Following dire predictions of deaths in the US, the stock markets took another nose dive yesterday. The Dow Jones fell 973 points, nearly four and a half percent.
Five O’clock Follies: President Trump opened his coronavirus briefing with an announcement about a major anti-drug operation. “As governments and nations focus on the coronavirus, there’s a growing threat that cartels, criminals, terrorists, and other maligned actors will try to exploit the situation for their own gain,” he said.
The operation involves destroyers, other combat ships, Coast Guard cutters, and aircraft, but we’re going to skip over that except that Trump took the opportunity to advertise his southern border wall; “Nobody’s seen anything like it, that’s how good it works.”

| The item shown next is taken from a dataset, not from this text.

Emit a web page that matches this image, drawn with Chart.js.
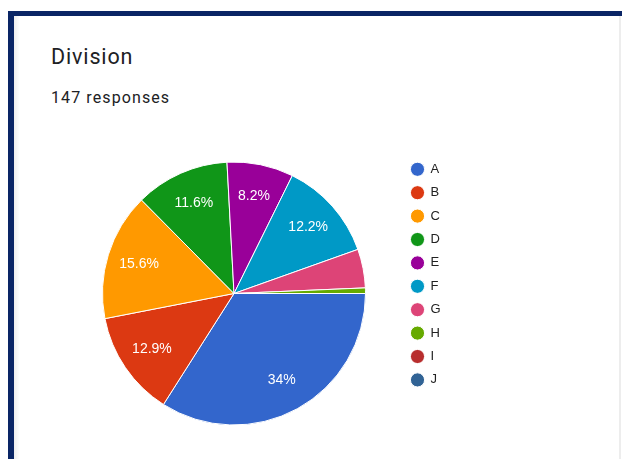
<!DOCTYPE html>
<html>
<head>
<meta charset="utf-8">
<script src="https://cdn.jsdelivr.net/npm/chart.js@4.4.1/dist/chart.umd.min.js"></script>
<style>
  html, body { margin: 0; padding: 0; background: #ffffff; width: 622px; height: 459px; overflow: hidden; }
  .card { position: absolute; left: 8px; top: 11px; width: 630px; height: 460px; background: #ffffff;
          border-top: 5px solid #0a2565; border-left: 6px solid #0a2565; box-sizing: border-box; }
  .shade { position: absolute; left: 14px; top: 16px; width: 6px; height: 443px;
           background: linear-gradient(to right, rgba(0,0,0,0.07), rgba(0,0,0,0)); }
  .edge { position: absolute; left: 619px; top: 16px; width: 2px; height: 443px; background: #ededed; }
  .title { position: absolute; left: 51px; top: 46.4px; font-family: Roboto, "Noto Sans", sans-serif;
           font-size: 21.5px; line-height: 1; letter-spacing: 0.85px; color: #202124; white-space: nowrap; }
  .sub { position: absolute; left: 51px; top: 89.8px; font-family: Roboto, "Noto Sans", sans-serif;
         font-size: 16px; line-height: 1; letter-spacing: 1.1px; color: #202124; white-space: nowrap; }
  canvas { position: absolute; left: 0; top: 0; }
</style>
</head>
<body>
<div class="card"></div>
<div class="shade"></div>
<div class="edge"></div>
<div class="title">Division</div>
<div class="sub">147 responses</div>
<canvas id="c" width="622" height="459" style="width:622px;height:459px"></canvas>
<script>
// ---- data ----
const categories = ['A', 'B', 'C', 'D', 'E', 'F', 'G', 'H', 'I', 'J'];
const responses = [50, 19, 23, 17, 12, 18, 7, 1, 0, 0];
const sliceColors = ['#3366cc', '#dc3912', '#ff9900', '#109618', '#990099', '#0099c6', '#dd4477', '#66aa00', '#b82e2e', '#316395'];

function fmtPct(p) {
  const r = Math.round(p * 10) / 10;
  return (Number.isInteger(r) ? r.toFixed(0) : r.toFixed(1)) + '%';
}

const sliceLabels = {
  id: 'sliceLabels',
  afterDatasetsDraw(chart) {
    const ctx = chart.ctx;
    const meta = chart.getDatasetMeta(0);
    const vals = chart.data.datasets[0].data;
    const total = vals.reduce((a, b) => a + b, 0);
    ctx.save();
    ctx.font = '14px "Liberation Sans", Arial, sans-serif';
    ctx.fillStyle = '#ffffff';
    ctx.textAlign = 'center';
    ctx.textBaseline = 'middle';
    meta.data.forEach((arc, i) => {
      const pct = vals[i] / total * 100;
      if (pct < 5) return;
      const p = arc.getProps(['x', 'y', 'startAngle', 'endAngle', 'outerRadius'], true);
      const mid = (p.startAngle + p.endAngle) / 2;
      const r = p.outerRadius * 0.755;
      ctx.fillText(fmtPct(pct), p.x + Math.cos(mid) * r, p.y + Math.sin(mid) * r);
    });
    ctx.restore();
  }
};

const legendPlace = {
  id: 'legendPlace',
  afterLayout(chart) {
    const lg = chart.legend;
    if (!lg) return;
    const w = lg.width, h = lg.height;
    lg.left = 400.6; lg.right = 400.6 + w;
    lg.top = 152.4; lg.bottom = 152.4 + h;
  }
};

new Chart(document.getElementById('c'), {
  type: 'pie',
  data: {
    labels: categories,
    datasets: [{
      data: responses,
      backgroundColor: sliceColors,
      borderColor: '#ffffff',
      borderWidth: 1,
      hoverOffset: 0
    }]
  },
  options: {
    responsive: false,
    animation: false,
    rotation: 90,
    layout: { padding: { left: 102, right: 256, top: 161.5, bottom: 33.5 } },
    plugins: {
      tooltip: { enabled: false },
      legend: {
        position: 'chartArea',
        align: 'start',
        labels: {
          usePointStyle: true,
          pointStyle: 'circle',
          boxWidth: 13,
          boxHeight: 10,
          padding: 10.4,
          color: '#222222',
          font: { family: '"Liberation Sans", Arial, sans-serif', size: 13 }
        }
      }
    }
  },
  plugins: [sliceLabels, legendPlace]
});
</script>
</body>
</html>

Supply and Demand: The federal government’s stockpile of medical gear is nearly empty and many of the ventilators held in reserve don’t work, The NY Times reports.
The shortage leaves both the federal government and the states out there on the open market competing for what’s available.
The paper also reports that while the Trump administration says it has 10,000 ventilators ready to send out to meet the coronavirus pandemic, thousands more are unavailable because the contract to maintain them lapsed and work did not resume until January.
Trump said yesterday that, “I think we have 11 companies making ventilators right now. Very good companies and they’re making them.”
Home Rule: After resisting for weeks, Florida Gov. Gov. Ron DeSantis finally issued a statewide stay at home order for residents. He said he changed his mind after President Trump abandoned his rosy prediction that it would be safe to re-open the economy by Easter.
“When the president did the 30-day extension, to me, that was, ‘People aren’t just going to back to work,’” DeSantis said at a news conference in Tallahassee, the state capital. “That’s a national pause button.”
Two cruise ships with hundreds of sick people on board are being held off the coast of Florida. Two people on one of the ships have died and more are in bad shape. Governor DeSantis has been reluctant to let anyone off the ships.
About 290 million people in 37 states and Washington, DC, the majority of Americans, — are now stay at home orders. President Trump is still balking at issuing a national stay-at-home order.
The Obit Page: Ellis Marsalis, a jazz pianist and educator who was the patriarch of a prominent New Orleans musical family, has died of the coronavirus at age 85. He was the father of the well-known Delfeayo, Branford, and Wynton Marsalis. — Also a coronavirus fatality, Adam Schlesinger, 52, a singer-songwriter for the bands Fountains of Wayne and Ivy who also wrote the theme song for the 1996 Tom Hanks film, “That Thing You Do!”
Quackery: Suddenly, there’s a national shortage of the drug chloroquine, a remedy for malaria and other ailments that President Trump and others have touted as a potential cure for the coronavirus. “A real chance to be one of the biggest game changers in the history of medicine,” Trump tweeted.
People who need chloroquine for approved uses are having trouble getting it.
Columnist Michael Hiltzik points out for the LA Times that hope for chloroquine as a miracle cure “derives heavily from the work of a controversial French expert in infectious diseases, Didier Raoult, whose studies on the topic have been widely criticized as sloppy and inconclusive.”
Hiltzik writes, “The hype has run so far ahead of scientific knowledge that red lights should be flashing and danger sirens sounding.”
Raoult, who is a climate change denier, published a research paper that made it look like chloroquine had a 100 percent cure rate for coronavirus, but he eliminated the results from several patients who dropped out because they got sicker, one of whom died.
Trump and ignorance have a symbiotic relationship,” Hiltzik writes. “The bedrock of his career has been the exploitation of ignorance; in return, he has done his best to spread ignorance as widely as possible. In this case, Trump, who is not a doctor and doesn’t even play one on TV, could be doing real harm.”